If nothing else, the interview might serve to remind the French why Strauss-Kahn was once their most likely next President. Two years after his social exile, his mastery (in fluent English) of the financial world stands in contrast to the wooden, anxious television style of François Hollande, whose ratings are at historic lows one year after he became the accidental president—the Socialist Party’s nominee after Strauss-Kahn’s exit.

But there was one overwhelming question which every CNN viewer surely wanted answered on Wednesday night: What on earth was Strauss-Kahn thinking in that New York hotel room in May, 2011? “Frankly, I don’t remember exactly,” Strauss-Kahn told CNN’s Quest, for a moment seeming at a loss to fathom how he’d blown up his life in one tawdry moment. “Something happened that was a private thing. What happened in a room is a private thing unless the prosecutors say they have found something to charge you,” he said. So, if the encounter with Diallo was consensual, why did she charge him with attempted rape? “Many hypotheses have been put in the press,” he said. “ It could be for money, it could be directed by secret services. The reality is that I have been charged for very, very difficult crimes, which at the end of the day the prosecutor in New York said ‘okay there’s nothing here anymore.’” Last December Strauss-Kahn settled a civil suit by Diallo out of court, not as an act of admission of guilt, he told CNN, but because “I decided to settle and go on with my life.”

One aspect of that life now is a deep reevaluation of his behavior, he says. Strauss-Kahn’s sexual excesses had been the grist of Paris gossip for years. And since his New York arrest, he has managed to avoid two trials in France, one on an attempted-rape charge by a young journalist dating to 2003 (dismissed because the statute of limitations had expired) and charges that he had engaged in group sex with prostitutes in the northern French city of Lille; prosecutors dropped those charges last week, for lack of evidence.

Amazingly, it took Strauss-Kahn hitting rock bottom to realize that he could not compartmentalize these two lives—sex and politics—forever. “People are not expecting this heterodox behavior with someone with public responsibility, he told CNN. “I had in mind that I had my private life, and I could do what I want so long as no one was hurt,” he said. “It was the wrong thing. I understand now that you can’t disentangle the two.”

So is there a comeback? Perhaps not in public service. “Politics is behind me,” he told Quest, himself no stranger to comebacks, having been arrested with meth in New York in 2008, and undergone drug rehabilitation before his return to CNN. Rather than electoral politics, Strauss-Kahn is rebuilding his life as an economist, addressing conferences and last month traveling to a commercial bank opening in South Sudan.

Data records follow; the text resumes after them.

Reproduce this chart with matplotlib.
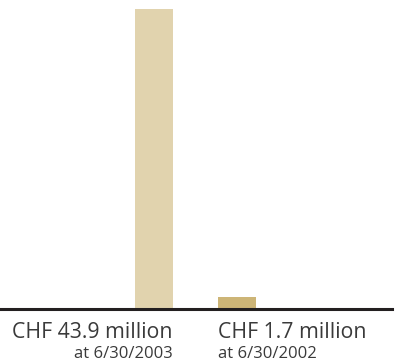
import matplotlib
matplotlib.use("Agg")
import matplotlib.pyplot as plt
from matplotlib.transforms import blended_transform_factory

# Values in CHF million
values = [43.9, 1.7]
labels = ["CHF 43.9 million", "CHF 1.7 million"]
dates = ["at 6/30/2003", "at 6/30/2002"]
colors = ["#e1d3ae", "#cdb577"]

plt.rcParams["font.family"] = ["Open Sans", "DejaVu Sans"]

fig = plt.figure(figsize=(3.96, 3.63), dpi=100)
# axes bottom sits on the baseline rule
ax = fig.add_axes([0, 54 / 363, 1, 309 / 363])

xpos = [0, 1]
bar_w = 38 / 83
ax.bar(xpos, values, width=bar_w, color=colors, zorder=1)
ax.set_xlim(-154 / 83, 242 / 83)
ax.set_ylim(0, 43.9 * 309 / 300)
ax.axhline(0, xmin=0, xmax=392 / 396, color="#231f20", lw=2.2, zorder=2, clip_on=False)
ax.axis("off")

tr = blended_transform_factory(ax.transData, fig.transFigure)
# first label hangs right from its bar edge, second starts at its bar edge
anchors = [(xpos[0] + bar_w / 2, "right"), (xpos[1] - bar_w / 2, "left")]
for (x, ha), lab, d in zip(anchors, labels, dates):
    ax.text(x, 1 - 338 / 363, lab, transform=tr, ha=ha, va="baseline",
            fontsize=15.3, color="#3a3a3a", clip_on=False)
    ax.text(x, 1 - 358 / 363, d, transform=tr, ha=ha, va="baseline",
            fontsize=12, color="#3a3a3a", clip_on=False)

fig.savefig("out.png", dpi=100)
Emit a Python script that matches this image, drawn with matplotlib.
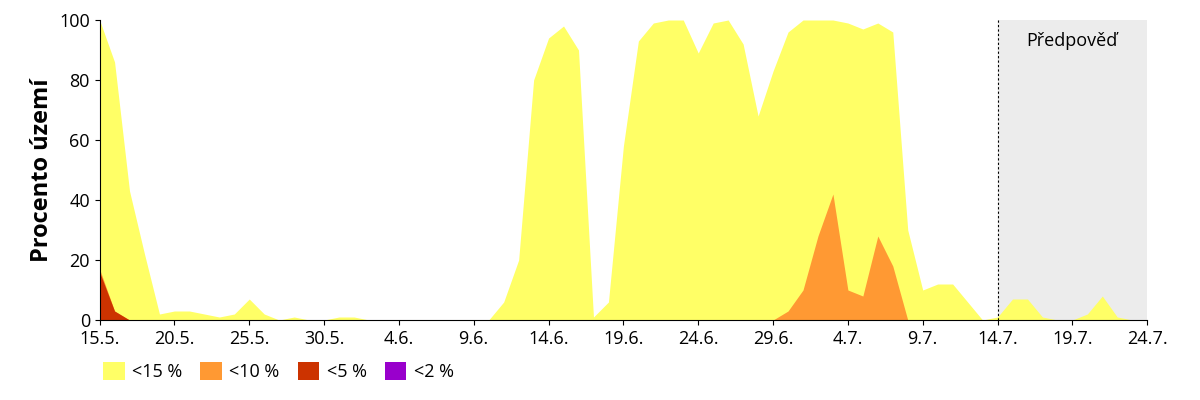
import numpy as np
import matplotlib.pyplot as plt

# denní hodnoty od 15.5. (index 0) do 24.7. (index 70)
yellow = [100, 86, 43, 22, 2, 3, 3, 2, 1, 2, 7, 2, 0, 1, 0, 0, 1, 1, 0, 0,
          0, 0, 0, 0, 0, 0, 0, 6, 20, 80, 94, 98, 90, 1, 6, 58, 93, 99, 100, 100,
          89, 99, 100, 92, 68, 83, 96, 100, 100, 100, 99, 97, 99, 96, 30, 10, 12, 12, 6, 0,
          1, 7, 7, 1, 0, 0, 2, 8, 1, 0, 0]
orange = [17, 3] + [0] * 44 + [3, 10, 28, 42, 10, 8, 28, 18] + [0] * 17
red = [16, 3] + [0] * 69
purple = [0] * 71
tick_labels = ['15.5.', '20.5.', '25.5.', '30.5.', '4.6.', '9.6.', '14.6.', '19.6.',
               '24.6.', '29.6.', '4.7.', '9.7.', '14.7.', '19.7.', '24.7.']
forecast_start = 60
series = [('<15 %', yellow, '#ffff66'), ('<10 %', orange, '#ff9933'),
          ('<5 %', red, '#cc3300'), ('<2 %', purple, '#9900cc')]

plt.rcParams['font.family'] = ['Open Sans', 'DejaVu Sans']
fig, ax = plt.subplots(figsize=(12, 4), dpi=100)
x = np.arange(len(yellow))
ax.axvspan(forecast_start, 70, color='#ececec', zorder=0)
ax.axvline(forecast_start, color='black', ls=(0, (2, 2)), lw=0.8, zorder=3)
ax.text(65, 93, 'Předpověď', ha='center', va='center', fontsize=13)
for label, vals, col in series:
    ax.fill_between(x, 0, vals, color=col, lw=0, label=label, zorder=2)

ax.set_xlim(0, 70)
ax.set_ylim(0, 100)
ax.set_xticks(np.arange(0, 71, 5))
ax.set_xticklabels(tick_labels, fontsize=13)
ax.set_yticks(range(0, 101, 20))
ax.tick_params(axis='y', labelsize=13)
ax.set_ylabel('Procento území', fontsize=17, fontweight='bold', labelpad=4)
for s in ['top', 'right']:
    ax.spines[s].set_visible(False)
ax.legend(loc='upper left', bbox_to_anchor=(-0.012, -0.085), ncol=4, frameon=False,
          fontsize=13, handlelength=1.2, handleheight=1.2, columnspacing=1.0,
          handletextpad=0.4)
plt.subplots_adjust(left=0.083, right=0.956, top=0.95, bottom=0.2)
plt.savefig('out.png')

Indeed, there is no sign that the French would be nearly as forgiving as New York voters seem prepared to be with Weiner and Spitzer. “The American tradition is that you can always reinvent yourself, but this is not the French tradition,” Dominique Moisi, senior advisor to the French Institute for International Relations, and describes himself as having been a long-time friend of Strauss-Kahn, told TIME on Wednesday. Moisi said he had dinner with Strauss-Kahn in Washington just three weeks before his arrest in New York. And like millions of French voters, Moisi came away believing the French presidency was Strauss-Kahn’s to lose. “I was convinced he would run for President, and that he would win,” he said. “So I was totally shocked when he was arrested.”

Two years on, Strauss-Kahn remains, says Moisi, an “embarrassment” to the Socialists. And for at least half the voters—women—he is fatally flawed, despite his moves towards a professional makeover. “Women are definitely not going to forget and forgive,” he says. “I knew he was some kind of vulgar Don Giovanni, but I didn’t expect him to go that far.”

With no political future, then, Strauss-Kahn is doing the best he can. “He’s taking small steps, an indirect approach, using his competence as an economist to rebuild his image,” Moisi says. “He is maneuvering to get back some of his honor.”